Focusing on the script and storyboard, the director, animation director, and drawing project team discuss the layout of backgrounds and composition. Vertical lines, horizontal lines, and diagonal lines are interestingly drawn on blank sheets of paper, and the rough is completed.

• Drawing

The chief director checks the rough sketches completed at the meeting. Based on this, the veteran draws up intermediate poses of the background and character movements, as well as a chart sheet of the movements. The director and the animation director check this, and finally, the production of the pictures seen through the television tube begins.

The staff (mainly the art director) who draws the backgrounds based on the layouts, and the staff who draws the animation, will produce 3,500-3,600 individual pictures. It is not enough to just draw. The art director waits for them at the exit for a strict check.

• Trace and coloring

The art director gives his OK. Pictures with an OK mark are run through the trace machine. The picture is burned onto celluloid, then moved to the 4th floor. After all these steps, the prototype for the film is finally completed. The finished product leaves the “pad” and is driven 15 minutes to the shooting studio.

The Tanihara shooting studio is located in a garage. Inside, a space of about 860 square meters is surrounded by a black curtain. Six photographers are waiting to see the fruits of the sweat of the staff. Some stay up all night. Outside the black curtain are three bunk beds and a simple kitchen. The studio is open all year round.

When it is busy, the six staff members are divided into groups of two each, working in full rotation in three shifts. The staff moves around in the blackness. It is quite hot. In summer, they work almost naked.

A 35mm camera is set upside down on a 3 meter high drawing stand (into which the background and the moving images are placed for filming). This is their mecha. Each roll of film is 300 feet long, and 16 frames are shot per foot. 3 feet of film takes 2 seconds to appear on screen…

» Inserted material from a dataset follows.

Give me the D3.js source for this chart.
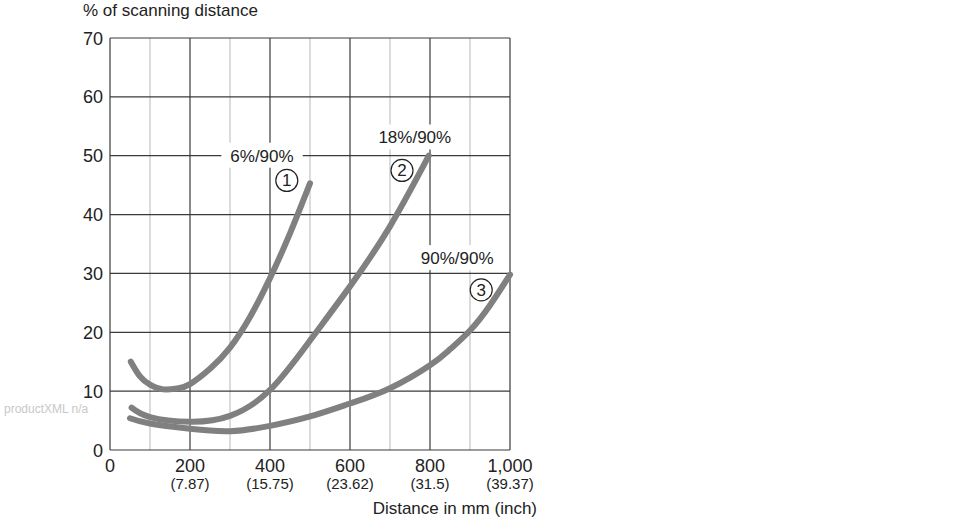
<!DOCTYPE html>
<html>
<head>
<meta charset="utf-8">
<style>
body { margin: 0; background: #fff; }
svg text { font-family: "Liberation Sans", Arial, sans-serif; fill: #222; }
.curve { fill: none; stroke: #808080; stroke-width: 6; stroke-linecap: round; stroke-linejoin: round; }
</style>
</head>
<body>
<svg id="chart" width="970" height="520"></svg>
<script src="https://d3js.org/d3.v7.min.js"></script>
<script>
// tick values
let xTicks = [0, 200, 400, 600, 800, 1000];
let xInch = ["", "(7.87)", "(15.75)", "(23.62)", "(31.5)", "(39.37)"];
let xMinor = [100, 300, 500, 700, 900];
let yTicks = [0, 10, 20, 30, 40, 50, 60, 70];

// curves: [distance mm, % of scanning distance]
let curve1 = [[52, 15], [75, 12.5], [100, 11.1], [133, 10.3], [170, 10.5], [200, 11.2], [250, 13.8], [300, 17.4], [350, 22.6], [400, 29.2], [450, 36.8], [500, 45.3]];
let curve2 = [[54, 7.2], [100, 5.6], [200, 4.8], [300, 5.8], [400, 10.2], [500, 18.6], [600, 27.8], [700, 38], [797, 50]];
let curve3 = [[50, 5.4], [100, 4.5], [200, 3.6], [300, 3.2], [400, 4.1], [500, 5.7], [600, 7.9], [700, 10.5], [800, 14.4], [850, 17.1], [900, 20.3], [950, 24.6], [1000, 29.8]];

// annotation labels: text, x, y (data units)
let labels = [
    {text: "6%/90%", x: 380, y: 50},
    {text: "18%/90%", x: 762, y: 53.1},
    {text: "90%/90%", x: 868, y: 32.6}
];
let markers = [
    {num: "1", x: 442, y: 45.8},
    {num: "2", x: 730, y: 47.5},
    {num: "3", x: 928, y: 27.2}
];

let svg = d3.select("#chart");

let xScale = d3.scaleLinear().domain([0, 1000]).range([110, 510]);
let yScale = d3.scaleLinear().domain([0, 70]).range([450, 38]);

// minor verticals
svg.append("g").selectAll("line")
    .data(xMinor)
    .join("line")
    .attr("x1", d => xScale(d)).attr("x2", d => xScale(d))
    .attr("y1", yScale(0)).attr("y2", yScale(70))
    .attr("stroke", "#c4c4c4").attr("stroke-width", 1.2);

// major verticals
svg.append("g").selectAll("line")
    .data(xTicks)
    .join("line")
    .attr("x1", d => xScale(d)).attr("x2", d => xScale(d))
    .attr("y1", yScale(0)).attr("y2", yScale(70))
    .attr("stroke", "#3a3a3a").attr("stroke-width", 1.2);

// horizontals
svg.append("g").selectAll("line")
    .data(yTicks)
    .join("line")
    .attr("x1", xScale(0)).attr("x2", xScale(1000))
    .attr("y1", d => yScale(d)).attr("y2", d => yScale(d))
    .attr("stroke", "#3a3a3a").attr("stroke-width", 1.2);

// y tick labels
svg.append("g").selectAll("text")
    .data(yTicks)
    .join("text")
    .attr("x", 103)
    .attr("y", d => yScale(d) + 6.5)
    .attr("text-anchor", "end")
    .attr("font-size", 18)
    .text(d => d);

// x tick labels
let fmt = d3.format(",");
svg.append("g").selectAll("text")
    .data(xTicks)
    .join("text")
    .attr("x", d => xScale(d))
    .attr("y", 472)
    .attr("text-anchor", "middle")
    .attr("font-size", 18)
    .text(d => fmt(d));
svg.append("g").selectAll("text")
    .data(xTicks)
    .join("text")
    .attr("x", d => xScale(d))
    .attr("y", 489)
    .attr("text-anchor", "middle")
    .attr("font-size", 15)
    .text((d, i) => xInch[i]);

// axis titles
svg.append("text")
    .attr("x", 83).attr("y", 16)
    .attr("font-size", 17)
    .text("% of scanning distance");
svg.append("text")
    .attr("x", 537).attr("y", 514)
    .attr("text-anchor", "end")
    .attr("font-size", 17)
    .text("Distance in mm (inch)");

svg.append("text")
    .attr("x", 4).attr("y", 413)
    .attr("font-size", 12)
    .style("fill", "#c8c8c8")
    .text("productXML n/a");

// labels with white boxes
let lab = svg.append("g").selectAll("g")
    .data(labels)
    .join("g");
lab.append("rect")
    .attr("fill", "#fff");
lab.append("text")
    .attr("x", d => xScale(d.x))
    .attr("y", d => yScale(d.y) + 6)
    .attr("text-anchor", "middle")
    .attr("font-size", 17)
    .text(d => d.text);
lab.each(function() {
    let g = d3.select(this);
    let b = g.select("text").node().getBBox();
    g.select("rect")
        .attr("x", b.x - 9).attr("y", b.y - 4)
        .attr("width", b.width + 18).attr("height", b.height + 6);
});

// curves
let line = d3.line()
    .x(d => xScale(d[0]))
    .y(d => yScale(d[1]))
    .curve(d3.curveNatural);
svg.append("g").selectAll("path")
    .data([curve3, curve2, curve1])
    .join("path")
    .attr("class", "curve")
    .attr("d", line);

// circled numbers
let mk = svg.append("g").selectAll("g")
    .data(markers)
    .join("g")
    .attr("transform", d => "translate(" + xScale(d.x) + "," + yScale(d.y) + ")");
mk.append("circle")
    .attr("r", 11)
    .attr("fill", "#fff")
    .attr("stroke", "#222")
    .attr("stroke-width", 1.2);
mk.append("text")
    .attr("y", 6)
    .attr("text-anchor", "middle")
    .attr("font-size", 17)
    .text(d => d.num);
</script>
</body>
</html>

Anyway, it is amazing. Moreover, the film has to be delivered to the lab (developer) by 9:00 in the morning. This is not the only restriction imposed on the filming project. The afreco [voice recording] schedule is coming up after that. The film is brought to the lab at 9:00 a.m. and developed at around 5:00 p.m. At that point, the film is ready for rush previewing.

Even if there is a delay due to a distortion in the production process, the afreco is sometimes done at this rush stage.

So…

“I think it would be very convenient to have a VTR. It would be easier to not have to worry about the lab first. I could see the finished product as I shoot, and make corrections on the spot.” (Yamato photography staff)

No merits are found in film photography.

“Unlike conventional frame shooting, with VTRs we’d have to stop and record one pulse (signal) at a time, so the equipment would have to be completely renewed. However, I’ve heard that the manufacturer is still in the prototype stage. I guess it will be realized in the future. Yamato 2 will be shot on film, so there will be no use of VTR, but in the near future…”

Yamato is being built by each staff member to the best of his or her ability. Someday, a VTR revolution may come to the launch pad. Dusk comes to Nerima, and the night waits impatiently for the sunrise.